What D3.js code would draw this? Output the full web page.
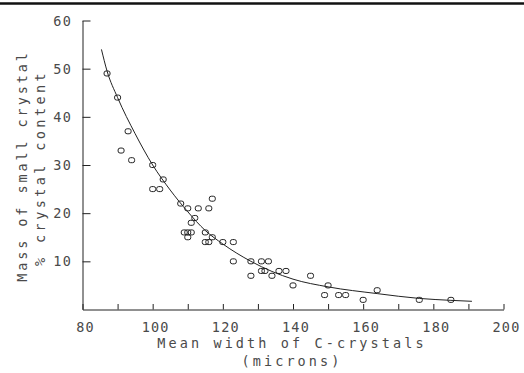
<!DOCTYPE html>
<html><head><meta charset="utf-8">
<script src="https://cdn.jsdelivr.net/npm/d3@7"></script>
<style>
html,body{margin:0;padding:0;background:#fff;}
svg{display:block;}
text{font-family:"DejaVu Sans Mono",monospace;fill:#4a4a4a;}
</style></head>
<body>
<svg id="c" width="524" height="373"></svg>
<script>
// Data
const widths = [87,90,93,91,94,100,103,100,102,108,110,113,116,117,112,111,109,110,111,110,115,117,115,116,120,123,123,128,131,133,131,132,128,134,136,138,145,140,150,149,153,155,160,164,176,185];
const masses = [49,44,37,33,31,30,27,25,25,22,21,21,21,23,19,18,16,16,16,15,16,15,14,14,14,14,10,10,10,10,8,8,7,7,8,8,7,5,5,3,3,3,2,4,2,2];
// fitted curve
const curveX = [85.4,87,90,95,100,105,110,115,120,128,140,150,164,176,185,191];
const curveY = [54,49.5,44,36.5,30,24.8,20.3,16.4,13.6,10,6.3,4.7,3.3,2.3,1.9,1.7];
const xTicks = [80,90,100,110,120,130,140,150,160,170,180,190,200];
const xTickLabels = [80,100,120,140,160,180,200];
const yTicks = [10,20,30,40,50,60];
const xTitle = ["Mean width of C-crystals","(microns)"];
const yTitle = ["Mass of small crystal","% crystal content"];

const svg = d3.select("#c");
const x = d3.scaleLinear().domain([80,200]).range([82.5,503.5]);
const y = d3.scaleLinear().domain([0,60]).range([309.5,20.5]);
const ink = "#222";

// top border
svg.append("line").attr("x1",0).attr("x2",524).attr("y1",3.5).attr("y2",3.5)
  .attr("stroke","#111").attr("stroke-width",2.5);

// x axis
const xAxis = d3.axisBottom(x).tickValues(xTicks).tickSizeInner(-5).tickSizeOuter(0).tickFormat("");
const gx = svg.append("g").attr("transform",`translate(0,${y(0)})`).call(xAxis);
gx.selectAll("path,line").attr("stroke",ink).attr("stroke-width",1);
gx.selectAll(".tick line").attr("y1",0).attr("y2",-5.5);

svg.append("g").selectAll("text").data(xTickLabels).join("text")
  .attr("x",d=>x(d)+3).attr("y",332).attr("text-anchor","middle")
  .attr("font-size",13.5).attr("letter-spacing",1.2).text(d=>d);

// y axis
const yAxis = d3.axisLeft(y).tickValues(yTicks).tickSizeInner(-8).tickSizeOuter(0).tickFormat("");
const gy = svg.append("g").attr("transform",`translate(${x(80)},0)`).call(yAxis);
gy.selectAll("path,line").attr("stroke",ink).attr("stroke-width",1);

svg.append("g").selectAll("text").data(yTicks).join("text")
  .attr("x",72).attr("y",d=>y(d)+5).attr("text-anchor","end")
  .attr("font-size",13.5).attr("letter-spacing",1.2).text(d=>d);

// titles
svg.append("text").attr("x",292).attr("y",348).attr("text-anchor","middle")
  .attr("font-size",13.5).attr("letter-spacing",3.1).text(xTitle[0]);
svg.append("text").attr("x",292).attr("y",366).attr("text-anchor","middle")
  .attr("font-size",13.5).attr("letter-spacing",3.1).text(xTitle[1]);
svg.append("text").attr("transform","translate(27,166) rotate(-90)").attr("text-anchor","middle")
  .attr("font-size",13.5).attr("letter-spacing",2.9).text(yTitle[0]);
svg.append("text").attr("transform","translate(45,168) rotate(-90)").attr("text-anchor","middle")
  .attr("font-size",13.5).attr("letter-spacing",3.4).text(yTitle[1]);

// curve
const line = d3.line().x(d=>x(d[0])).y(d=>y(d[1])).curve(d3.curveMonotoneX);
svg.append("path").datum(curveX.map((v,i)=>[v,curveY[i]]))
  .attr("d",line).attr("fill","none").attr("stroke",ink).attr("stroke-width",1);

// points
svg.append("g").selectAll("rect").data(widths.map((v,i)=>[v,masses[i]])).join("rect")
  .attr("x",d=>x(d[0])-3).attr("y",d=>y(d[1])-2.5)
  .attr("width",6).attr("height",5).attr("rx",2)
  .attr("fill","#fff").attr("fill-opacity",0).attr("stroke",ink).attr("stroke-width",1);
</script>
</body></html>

============================================================

Exercise instructions:
Output each line exactly; omit every picture.

Full response:
What D3.js code would draw this? Output the full web page.
<!DOCTYPE html>
<html><head><meta charset="utf-8">
<script src="https://cdn.jsdelivr.net/npm/d3@7"></script>
<style>
html,body{margin:0;padding:0;background:#fff;}
svg{display:block;}
text{font-family:"DejaVu Sans Mono",monospace;fill:#4a4a4a;}
</style></head>
<body>
<svg id="c" width="524" height="373"></svg>
<script>
// Data
const widths = [87,90,93,91,94,100,103,100,102,108,110,113,116,117,112,111,109,110,111,110,115,117,115,116,120,123,123,128,131,133,131,132,128,134,136,138,145,140,150,149,153,155,160,164,176,185];
const masses = [49,44,37,33,31,30,27,25,25,22,21,21,21,23,19,18,16,16,16,15,16,15,14,14,14,14,10,10,10,10,8,8,7,7,8,8,7,5,5,3,3,3,2,4,2,2];
// fitted curve
const curveX = [85.4,87,90,95,100,105,110,115,120,128,140,150,164,176,185,191];
const curveY = [54,49.5,44,36.5,30,24.8,20.3,16.4,13.6,10,6.3,4.7,3.3,2.3,1.9,1.7];
const xTicks = [80,90,100,110,120,130,140,150,160,170,180,190,200];
const xTickLabels = [80,100,120,140,160,180,200];
const yTicks = [10,20,30,40,50,60];
const xTitle = ["Mean width of C-crystals","(microns)"];
const yTitle = ["Mass of small crystal","% crystal content"];

const svg = d3.select("#c");
const x = d3.scaleLinear().domain([80,200]).range([82.5,503.5]);
const y = d3.scaleLinear().domain([0,60]).range([309.5,20.5]);
const ink = "#222";

// top border
svg.append("line").attr("x1",0).attr("x2",524).attr("y1",3.5).attr("y2",3.5)
  .attr("stroke","#111").attr("stroke-width",2.5);

// x axis
const xAxis = d3.axisBottom(x).tickValues(xTicks).tickSizeInner(-5).tickSizeOuter(0).tickFormat("");
const gx = svg.append("g").attr("transform",`translate(0,${y(0)})`).call(xAxis);
gx.selectAll("path,line").attr("stroke",ink).attr("stroke-width",1);
gx.selectAll(".tick line").attr("y1",0).attr("y2",-5.5);

svg.append("g").selectAll("text").data(xTickLabels).join("text")
  .attr("x",d=>x(d)+3).attr("y",332).attr("text-anchor","middle")
  .attr("font-size",13.5).attr("letter-spacing",1.2).text(d=>d);

// y axis
const yAxis = d3.axisLeft(y).tickValues(yTicks).tickSizeInner(-8).tickSizeOuter(0).tickFormat("");
const gy = svg.append("g").attr("transform",`translate(${x(80)},0)`).call(yAxis);
gy.selectAll("path,line").attr("stroke",ink).attr("stroke-width",1);

svg.append("g").selectAll("text").data(yTicks).join("text")
  .attr("x",72).attr("y",d=>y(d)+5).attr("text-anchor","end")
  .attr("font-size",13.5).attr("letter-spacing",1.2).text(d=>d);

// titles
svg.append("text").attr("x",292).attr("y",348).attr("text-anchor","middle")
  .attr("font-size",13.5).attr("letter-spacing",3.1).text(xTitle[0]);
svg.append("text").attr("x",292).attr("y",366).attr("text-anchor","middle")
  .attr("font-size",13.5).attr("letter-spacing",3.1).text(xTitle[1]);
svg.append("text").attr("transform","translate(27,166) rotate(-90)").attr("text-anchor","middle")
  .attr("font-size",13.5).attr("letter-spacing",2.9).text(yTitle[0]);
svg.append("text").attr("transform","translate(45,168) rotate(-90)").attr("text-anchor","middle")
  .attr("font-size",13.5).attr("letter-spacing",3.4).text(yTitle[1]);

// curve
const line = d3.line().x(d=>x(d[0])).y(d=>y(d[1])).curve(d3.curveMonotoneX);
svg.append("path").datum(curveX.map((v,i)=>[v,curveY[i]]))
  .attr("d",line).attr("fill","none").attr("stroke",ink).attr("stroke-width",1);

// points
svg.append("g").selectAll("rect").data(widths.map((v,i)=>[v,masses[i]])).join("rect")
  .attr("x",d=>x(d[0])-3).attr("y",d=>y(d[1])-2.5)
  .attr("width",6).attr("height",5).attr("rx",2)
  .attr("fill","#fff").attr("fill-opacity",0).attr("stroke",ink).attr("stroke-width",1);
</script>
</body></html>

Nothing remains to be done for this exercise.